◆ Exercise task: With the images removed, repeat the data below exactly.
+ + + +
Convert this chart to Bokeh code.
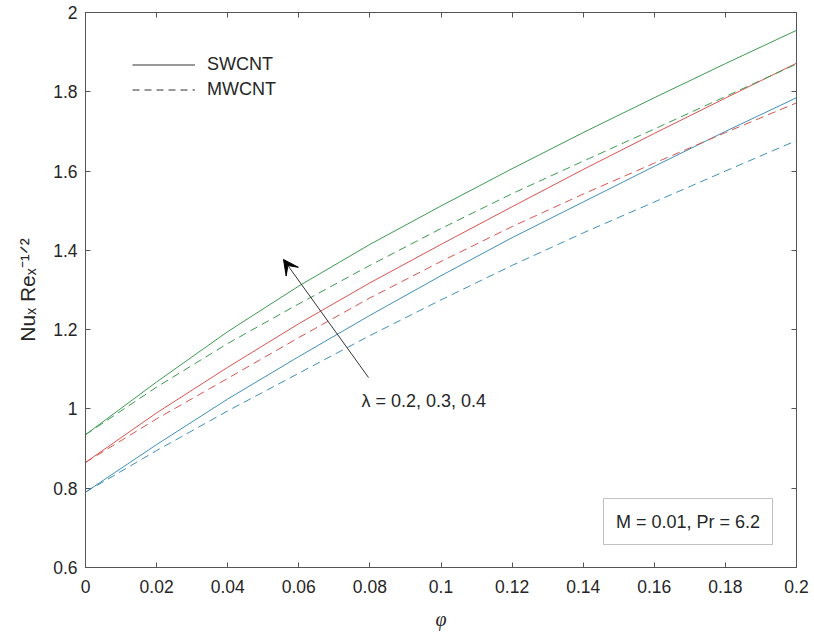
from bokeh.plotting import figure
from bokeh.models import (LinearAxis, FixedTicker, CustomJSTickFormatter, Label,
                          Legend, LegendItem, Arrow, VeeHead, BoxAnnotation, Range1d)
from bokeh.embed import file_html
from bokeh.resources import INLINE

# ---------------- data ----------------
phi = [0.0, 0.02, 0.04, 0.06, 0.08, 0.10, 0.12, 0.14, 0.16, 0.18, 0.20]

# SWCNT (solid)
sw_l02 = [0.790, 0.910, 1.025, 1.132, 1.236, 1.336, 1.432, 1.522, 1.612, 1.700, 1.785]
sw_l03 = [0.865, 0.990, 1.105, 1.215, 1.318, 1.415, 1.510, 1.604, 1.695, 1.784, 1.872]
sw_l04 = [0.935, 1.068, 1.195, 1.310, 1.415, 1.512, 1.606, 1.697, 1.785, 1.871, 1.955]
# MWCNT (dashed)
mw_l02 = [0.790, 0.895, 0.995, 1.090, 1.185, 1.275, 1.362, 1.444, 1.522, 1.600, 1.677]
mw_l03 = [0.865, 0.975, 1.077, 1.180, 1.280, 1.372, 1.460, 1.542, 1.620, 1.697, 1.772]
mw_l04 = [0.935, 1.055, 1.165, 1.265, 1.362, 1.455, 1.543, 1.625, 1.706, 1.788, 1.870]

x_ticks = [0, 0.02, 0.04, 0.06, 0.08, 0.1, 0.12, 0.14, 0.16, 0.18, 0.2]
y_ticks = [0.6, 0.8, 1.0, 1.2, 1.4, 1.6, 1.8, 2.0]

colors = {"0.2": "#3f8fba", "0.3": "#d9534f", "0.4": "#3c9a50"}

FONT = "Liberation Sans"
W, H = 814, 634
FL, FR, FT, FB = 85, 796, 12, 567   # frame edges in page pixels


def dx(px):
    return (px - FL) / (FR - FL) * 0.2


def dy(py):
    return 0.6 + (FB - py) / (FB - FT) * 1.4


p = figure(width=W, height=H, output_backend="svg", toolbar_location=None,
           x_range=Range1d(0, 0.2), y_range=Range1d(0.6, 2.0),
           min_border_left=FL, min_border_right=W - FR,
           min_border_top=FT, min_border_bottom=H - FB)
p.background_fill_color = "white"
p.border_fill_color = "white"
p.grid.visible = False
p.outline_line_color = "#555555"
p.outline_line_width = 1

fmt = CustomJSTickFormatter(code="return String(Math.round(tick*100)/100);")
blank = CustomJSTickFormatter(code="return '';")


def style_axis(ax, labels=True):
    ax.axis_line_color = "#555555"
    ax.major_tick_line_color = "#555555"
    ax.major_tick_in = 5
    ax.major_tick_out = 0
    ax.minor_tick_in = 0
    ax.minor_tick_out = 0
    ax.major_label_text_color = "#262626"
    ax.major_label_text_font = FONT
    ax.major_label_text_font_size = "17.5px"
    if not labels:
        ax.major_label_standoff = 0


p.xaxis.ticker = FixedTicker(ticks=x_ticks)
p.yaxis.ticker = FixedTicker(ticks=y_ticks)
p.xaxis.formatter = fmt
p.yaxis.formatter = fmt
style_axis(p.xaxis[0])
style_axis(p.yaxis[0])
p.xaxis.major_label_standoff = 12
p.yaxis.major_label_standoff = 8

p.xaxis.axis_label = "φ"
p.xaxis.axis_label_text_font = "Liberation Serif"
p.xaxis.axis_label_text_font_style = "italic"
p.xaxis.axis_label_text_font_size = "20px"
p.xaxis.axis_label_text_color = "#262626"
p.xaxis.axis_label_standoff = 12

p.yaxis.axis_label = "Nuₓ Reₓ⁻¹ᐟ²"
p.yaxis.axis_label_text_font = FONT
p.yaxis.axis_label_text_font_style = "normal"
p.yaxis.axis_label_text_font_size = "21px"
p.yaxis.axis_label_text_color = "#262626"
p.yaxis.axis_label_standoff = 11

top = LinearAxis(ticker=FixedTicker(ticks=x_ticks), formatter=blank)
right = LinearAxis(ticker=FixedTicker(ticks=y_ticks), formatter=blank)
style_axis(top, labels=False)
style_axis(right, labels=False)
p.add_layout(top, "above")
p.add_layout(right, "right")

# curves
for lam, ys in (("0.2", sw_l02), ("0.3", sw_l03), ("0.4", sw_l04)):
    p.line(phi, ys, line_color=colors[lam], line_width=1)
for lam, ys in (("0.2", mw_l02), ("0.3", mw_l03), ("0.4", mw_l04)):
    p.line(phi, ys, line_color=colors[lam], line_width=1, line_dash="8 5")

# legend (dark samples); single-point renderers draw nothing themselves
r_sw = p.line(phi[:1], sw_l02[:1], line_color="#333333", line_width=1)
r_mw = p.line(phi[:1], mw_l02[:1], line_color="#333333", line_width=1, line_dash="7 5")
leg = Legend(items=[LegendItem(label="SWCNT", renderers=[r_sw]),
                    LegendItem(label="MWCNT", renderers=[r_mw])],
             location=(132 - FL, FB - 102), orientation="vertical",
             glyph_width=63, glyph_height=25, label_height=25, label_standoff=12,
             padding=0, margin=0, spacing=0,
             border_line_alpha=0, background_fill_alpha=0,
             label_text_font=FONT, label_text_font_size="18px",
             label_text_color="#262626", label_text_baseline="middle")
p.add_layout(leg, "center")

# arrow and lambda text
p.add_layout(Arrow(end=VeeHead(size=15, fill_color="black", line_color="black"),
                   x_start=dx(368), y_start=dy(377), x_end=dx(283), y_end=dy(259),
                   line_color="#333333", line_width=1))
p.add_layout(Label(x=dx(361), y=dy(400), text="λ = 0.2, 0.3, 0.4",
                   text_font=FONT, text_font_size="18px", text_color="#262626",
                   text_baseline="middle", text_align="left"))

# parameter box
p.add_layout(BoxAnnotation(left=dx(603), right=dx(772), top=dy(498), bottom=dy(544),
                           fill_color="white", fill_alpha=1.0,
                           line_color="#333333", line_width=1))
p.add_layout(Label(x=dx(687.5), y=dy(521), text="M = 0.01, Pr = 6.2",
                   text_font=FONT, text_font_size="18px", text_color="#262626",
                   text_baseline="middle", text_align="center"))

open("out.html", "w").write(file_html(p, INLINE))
+ + + +
◆ The reply:
Convert this chart to Bokeh code.
from bokeh.plotting import figure
from bokeh.models import (LinearAxis, FixedTicker, CustomJSTickFormatter, Label,
                          Legend, LegendItem, Arrow, VeeHead, BoxAnnotation, Range1d)
from bokeh.embed import file_html
from bokeh.resources import INLINE

# ---------------- data ----------------
phi = [0.0, 0.02, 0.04, 0.06, 0.08, 0.10, 0.12, 0.14, 0.16, 0.18, 0.20]

# SWCNT (solid)
sw_l02 = [0.790, 0.910, 1.025, 1.132, 1.236, 1.336, 1.432, 1.522, 1.612, 1.700, 1.785]
sw_l03 = [0.865, 0.990, 1.105, 1.215, 1.318, 1.415, 1.510, 1.604, 1.695, 1.784, 1.872]
sw_l04 = [0.935, 1.068, 1.195, 1.310, 1.415, 1.512, 1.606, 1.697, 1.785, 1.871, 1.955]
# MWCNT (dashed)
mw_l02 = [0.790, 0.895, 0.995, 1.090, 1.185, 1.275, 1.362, 1.444, 1.522, 1.600, 1.677]
mw_l03 = [0.865, 0.975, 1.077, 1.180, 1.280, 1.372, 1.460, 1.542, 1.620, 1.697, 1.772]
mw_l04 = [0.935, 1.055, 1.165, 1.265, 1.362, 1.455, 1.543, 1.625, 1.706, 1.788, 1.870]

x_ticks = [0, 0.02, 0.04, 0.06, 0.08, 0.1, 0.12, 0.14, 0.16, 0.18, 0.2]
y_ticks = [0.6, 0.8, 1.0, 1.2, 1.4, 1.6, 1.8, 2.0]

colors = {"0.2": "#3f8fba", "0.3": "#d9534f", "0.4": "#3c9a50"}

FONT = "Liberation Sans"
W, H = 814, 634
FL, FR, FT, FB = 85, 796, 12, 567   # frame edges in page pixels


def dx(px):
    return (px - FL) / (FR - FL) * 0.2


def dy(py):
    return 0.6 + (FB - py) / (FB - FT) * 1.4


p = figure(width=W, height=H, output_backend="svg", toolbar_location=None,
           x_range=Range1d(0, 0.2), y_range=Range1d(0.6, 2.0),
           min_border_left=FL, min_border_right=W - FR,
           min_border_top=FT, min_border_bottom=H - FB)
p.background_fill_color = "white"
p.border_fill_color = "white"
p.grid.visible = False
p.outline_line_color = "#555555"
p.outline_line_width = 1

fmt = CustomJSTickFormatter(code="return String(Math.round(tick*100)/100);")
blank = CustomJSTickFormatter(code="return '';")


def style_axis(ax, labels=True):
    ax.axis_line_color = "#555555"
    ax.major_tick_line_color = "#555555"
    ax.major_tick_in = 5
    ax.major_tick_out = 0
    ax.minor_tick_in = 0
    ax.minor_tick_out = 0
    ax.major_label_text_color = "#262626"
    ax.major_label_text_font = FONT
    ax.major_label_text_font_size = "17.5px"
    if not labels:
        ax.major_label_standoff = 0


p.xaxis.ticker = FixedTicker(ticks=x_ticks)
p.yaxis.ticker = FixedTicker(ticks=y_ticks)
p.xaxis.formatter = fmt
p.yaxis.formatter = fmt
style_axis(p.xaxis[0])
style_axis(p.yaxis[0])
p.xaxis.major_label_standoff = 12
p.yaxis.major_label_standoff = 8

p.xaxis.axis_label = "φ"
p.xaxis.axis_label_text_font = "Liberation Serif"
p.xaxis.axis_label_text_font_style = "italic"
p.xaxis.axis_label_text_font_size = "20px"
p.xaxis.axis_label_text_color = "#262626"
p.xaxis.axis_label_standoff = 12

p.yaxis.axis_label = "Nuₓ Reₓ⁻¹ᐟ²"
p.yaxis.axis_label_text_font = FONT
p.yaxis.axis_label_text_font_style = "normal"
p.yaxis.axis_label_text_font_size = "21px"
p.yaxis.axis_label_text_color = "#262626"
p.yaxis.axis_label_standoff = 11

top = LinearAxis(ticker=FixedTicker(ticks=x_ticks), formatter=blank)
right = LinearAxis(ticker=FixedTicker(ticks=y_ticks), formatter=blank)
style_axis(top, labels=False)
style_axis(right, labels=False)
p.add_layout(top, "above")
p.add_layout(right, "right")

# curves
for lam, ys in (("0.2", sw_l02), ("0.3", sw_l03), ("0.4", sw_l04)):
    p.line(phi, ys, line_color=colors[lam], line_width=1)
for lam, ys in (("0.2", mw_l02), ("0.3", mw_l03), ("0.4", mw_l04)):
    p.line(phi, ys, line_color=colors[lam], line_width=1, line_dash="8 5")

# legend (dark samples); single-point renderers draw nothing themselves
r_sw = p.line(phi[:1], sw_l02[:1], line_color="#333333", line_width=1)
r_mw = p.line(phi[:1], mw_l02[:1], line_color="#333333", line_width=1, line_dash="7 5")
leg = Legend(items=[LegendItem(label="SWCNT", renderers=[r_sw]),
                    LegendItem(label="MWCNT", renderers=[r_mw])],
             location=(132 - FL, FB - 102), orientation="vertical",
             glyph_width=63, glyph_height=25, label_height=25, label_standoff=12,
             padding=0, margin=0, spacing=0,
             border_line_alpha=0, background_fill_alpha=0,
             label_text_font=FONT, label_text_font_size="18px",
             label_text_color="#262626", label_text_baseline="middle")
p.add_layout(leg, "center")

# arrow and lambda text
p.add_layout(Arrow(end=VeeHead(size=15, fill_color="black", line_color="black"),
                   x_start=dx(368), y_start=dy(377), x_end=dx(283), y_end=dy(259),
                   line_color="#333333", line_width=1))
p.add_layout(Label(x=dx(361), y=dy(400), text="λ = 0.2, 0.3, 0.4",
                   text_font=FONT, text_font_size="18px", text_color="#262626",
                   text_baseline="middle", text_align="left"))

# parameter box
p.add_layout(BoxAnnotation(left=dx(603), right=dx(772), top=dy(498), bottom=dy(544),
                           fill_color="white", fill_alpha=1.0,
                           line_color="#333333", line_width=1))
p.add_layout(Label(x=dx(687.5), y=dy(521), text="M = 0.01, Pr = 6.2",
                   text_font=FONT, text_font_size="18px", text_color="#262626",
                   text_baseline="middle", text_align="center"))

open("out.html", "w").write(file_html(p, INLINE))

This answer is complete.